Sunday, April 10, 2016

Why?

On Monday, a young couple were shot and murdered in their bed, as their 2 week old baby slept with them.  On Friday, a man began ramming another vehicle with his vehicle on a bridge.  The person doing the ramming eventually lost control of his vehicle, spun out of control and crashed over the side of the bridge. As of the last report, he lived.   On Saturday, a man was shot and killed, and his wife shot, after another car hit them from the rear, and pushed their car into the vehicle in front of them.  The person causing the accident exited his vehicle, exchanged words with the driver of the vehicle he hit, then took out a gun and started shooting.

Why on earth are people so angry that they risk their lives and take other people's lives?
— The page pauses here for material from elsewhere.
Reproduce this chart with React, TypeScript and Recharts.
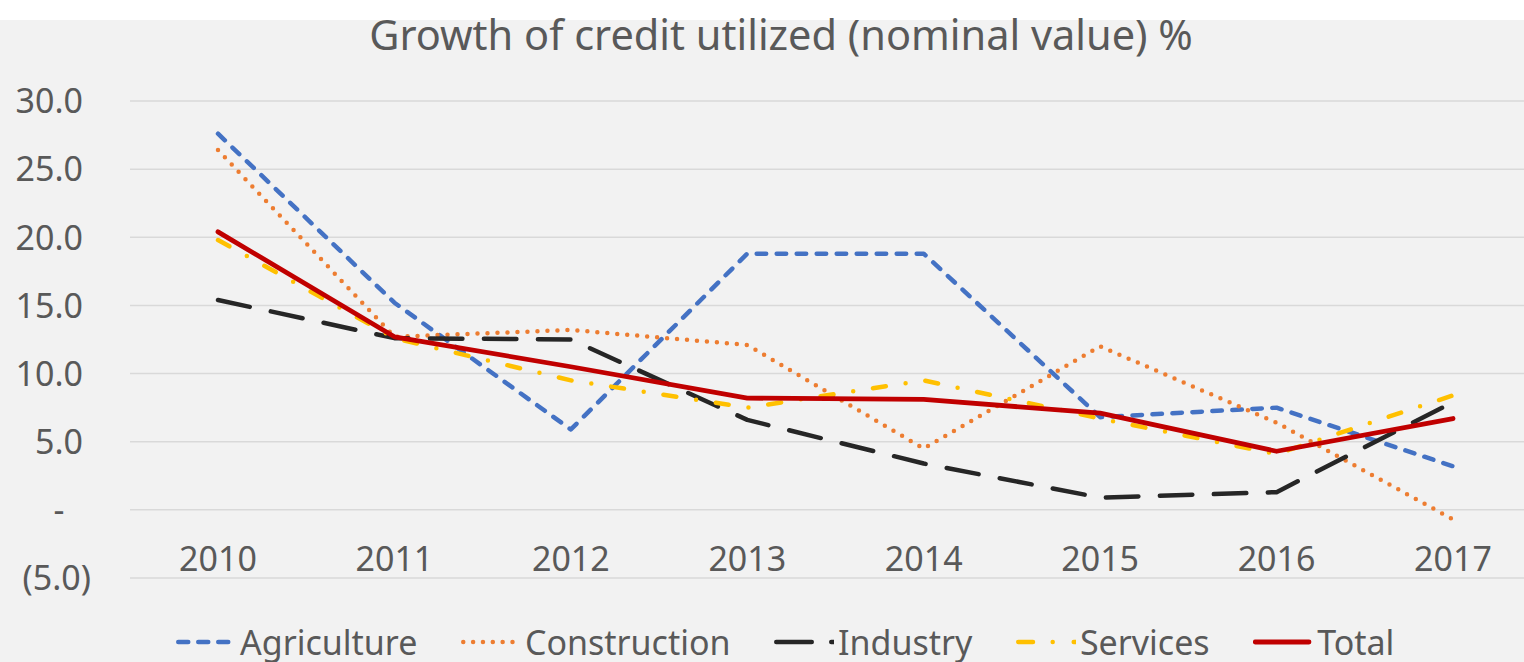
import React from 'react';
import { LineChart, Line, XAxis, YAxis, CartesianGrid, Legend } from 'recharts';

// ---- data ----
const years = ['2010', '2011', '2012', '2013', '2014', '2015', '2016', '2017'];
const agriculture = [27.6, 15.2, 5.9, 18.8, 18.8, 6.8, 7.5, 3.2];
const construction = [26.4, 12.7, 13.2, 12.1, 4.5, 12.0, 6.4, -0.7];
const industry = [15.4, 12.6, 12.5, 6.6, 3.4, 0.9, 1.3, 7.9];
const services = [19.8, 12.6, 9.5, 7.5, 9.5, 6.7, 4.1, 8.4];
const total = [20.4, 12.7, 10.5, 8.2, 8.1, 7.1, 4.3, 6.7];
const yTicks = [-5, 0, 5, 10, 15, 20, 25, 30];
const seriesNames = ['Agriculture', 'Construction', 'Industry', 'Services', 'Total'];
const titleText = 'Growth of credit utilized (nominal value) %';

const seriesValues = [agriculture, construction, industry, services, total];

const data = years.map((year, i) => {
  const row: Record<string, any> = { year };
  seriesNames.forEach((name, s) => {
    row[name] = seriesValues[s][i];
  });
  return row;
});

// ---- styles ----
const FONT = "'Noto Sans', 'Open Sans', sans-serif";
const TEXT = '#595959';
const BG = '#f2f2f2';
const seriesStyle: Record<string, { color: string; dash?: string; legendDash?: string; width: number }> = {
  Agriculture: { color: '#4472c4', dash: '9.5 10.5', legendDash: '10 10', width: 4.5 },
  Construction: { color: '#ed7d31', dash: '0 10', legendDash: '0 9.85', width: 4.5 },
  Industry: { color: '#262626', dash: '32.5 21.5', legendDash: '35.5 19.5', width: 4.5 },
  Services: { color: '#ffc000', dash: '13 20 0 20', legendDash: '14.75 19.7 0 21', width: 4.5 },
  Total: { color: '#c00000', width: 4.8 },
};

const W = 1560;
const H = 662;

const fmt = (v: number) => {
  if (v > 0) return v.toFixed(1);
  if (v === 0) return '-';
  return `(${Math.abs(v).toFixed(1)})`;
};

const YTick = (props: any) => {
  const { x, y, payload } = props;
  const v = payload.value as number;
  let tx = x - 47;
  let anchor: 'end' | 'middle' = 'end';
  if (v === 0) {
    tx = x - 71;
    anchor = 'middle';
  } else if (v < 0) {
    tx = x - 39;
  }
  return (
    <text x={tx} y={y} dy="0.36em" textAnchor={anchor} fill={TEXT} fontSize={34} fontFamily={FONT}>
      {fmt(v)}
    </text>
  );
};

const XTick = (props: any) => {
  const { x, y, payload } = props;
  return (
    <text x={x} y={y - 19} dy="0.36em" textAnchor="middle" fill={TEXT} fontSize={34} fontFamily={FONT}>
      {payload.value}
    </text>
  );
};

const renderLegend = () => (
  <div
    style={{
      display: 'flex',
      alignItems: 'center',
      gap: 43.5,
      fontFamily: FONT,
      fontSize: 34,
      lineHeight: '34px',
      color: TEXT,
      whiteSpace: 'nowrap',
    }}
  >
    {seriesNames.map((name) => {
      const st = seriesStyle[name];
      return (
        <div key={name} style={{ display: 'flex', alignItems: 'center' }}>
          <svg width={60} height={12} style={{ marginRight: 4, display: 'block', overflow: 'hidden' }}>
            <line
              x1={2.25}
              y1={6}
              x2={name === 'Total' ? 56 : 60}
              y2={6}
              stroke={st.color}
              strokeWidth={st.width}
              strokeDasharray={st.legendDash}
              strokeLinecap="round"
            />
          </svg>
          <span>{name}</span>
        </div>
      );
    })}
  </div>
);

export default function App() {
  return (
    <div
      style={{
        position: 'fixed',
        left: 0,
        top: 0,
        width: 1524,
        height: 662,
        overflow: 'hidden',
        background: BG,
      }}
    >
      <div style={{ position: 'absolute', left: 0, top: 0, width: 1524, height: 20, background: '#ffffff' }} />
      <svg width={1524} height={70} style={{ position: 'absolute', left: 0, top: 0 }}>
        <text x={781} y={50} textAnchor="middle" fill={TEXT} fontSize={41.5} fontFamily={FONT}>
          {titleText}
        </text>
      </svg>
      <div style={{ position: 'absolute', left: 0, top: 0 }}>
        <LineChart width={W} height={H} data={data} margin={{ top: 101, right: 19, bottom: 54, left: 0 }}>
          <CartesianGrid vertical={false} stroke="#d9d9d9" strokeWidth={1.5} />
          <XAxis
            dataKey="year"
            axisLine={false}
            tickLine={false}
            tickSize={0}
            tickMargin={0}
            interval={0}
            padding={{ left: 88, right: 88 }}
            tick={<XTick />}
            height={30}
          />
          <YAxis
            width={130}
            domain={[-5, 30]}
            ticks={yTicks}
            interval={0}
            axisLine={false}
            tickLine={false}
            tickSize={0}
            tickMargin={0}
            tick={<YTick />}
            allowDataOverflow
          />
          {seriesNames.map((name) => {
            const st = seriesStyle[name];
            return (
              <Line
                key={name}
                type="linear"
                dataKey={name}
                stroke={st.color}
                strokeWidth={st.width}
                strokeDasharray={st.dash}
                strokeLinecap="round"
                strokeLinejoin="round"
                dot={false}
                activeDot={false}
                isAnimationActive={false}
              />
            );
          })}
          <Legend
            layout="horizontal"
            verticalAlign="middle"
            align="center"
            content={renderLegend}
            wrapperStyle={{ position: 'absolute', left: 176, top: 625, width: 'auto', height: 34 }}
          />
        </LineChart>
      </div>
    </div>
  );
}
What in the world can someone do while driving that provokes such murderous rage?  What is beneath all this?

I just don't understand.  And my heart hurts.  And I find myself close to tears, or tearing up.

Those who read my blog regularly know that I desperately try to preserve the illusion of control.  You also know that I am an anxious and fearful person who is always battling my fears just to do silly things like drive across a bridge.

I try to structure my life to stay out of scary and dangerous situations.  I use the treadmill rather than walk alone in a strange place, or in the dark.  I hardly ever go out at night.  I pay attention to my surroundings.  But with the increasing violence that has become American society's normal, I realize there is no place to hide from the violence.

And that makes me very sad, and very anxious.

And I have no idea how to re-establish my illusion of control.  Because there are too many angry people, and too many cars, and too many guns.  I still think I have a fair shot of running away from a knife or a bow and arrow or fists.  But cars and guns are too big and too fast.  I want to hide in my house.  With the doors locked.

I keep trying to figure out how I can help make it better.  I support Moms Demand Gun Sense in America, and The Sandy Hook Promise.  I try hard to meet anger with sympathy and understanding, and to not escalate situations.

I pray.  I love.  I don't know what else I can do.

At Mass this morning, I tried to pay attention, but I kept thinking about the families of the victims of violence, and the families of the perpetrators of violence.

Families were destroyed this week.  I opened this piece with three examples, that destroyed at least three families.  But the perpetrators families are destroyed too.  And the parents of the victims' families, and the extended families of both victims and perpetrators.

And some of those people will choose violence of their own as an answer.  And the cycle continues.

I long believed that the violence in American society was the outgrowth of economic inequality, and a lack of opportunity.  But I'm doubting myself now.

Violence is glorified in American society as an answer.  And it is never an answer.

There is so much that needs to change if society is going to change.  We need more peaceful dialogue.  We need to teach negotiating skills in school.  We need to offer real opportunity to people, so that they have something to aspire to.

We all need to look inside ourselves and determine when enough is enough.  When we are willing to sacrifice for the greater good to start a different conversation, one that examines how to re-establish the sanctity and value of human life in American society.

Because I don't want to have to hide in my house.  And unless something changes, that will be the only option left for those of us who value peaceful resolution over violent retribution.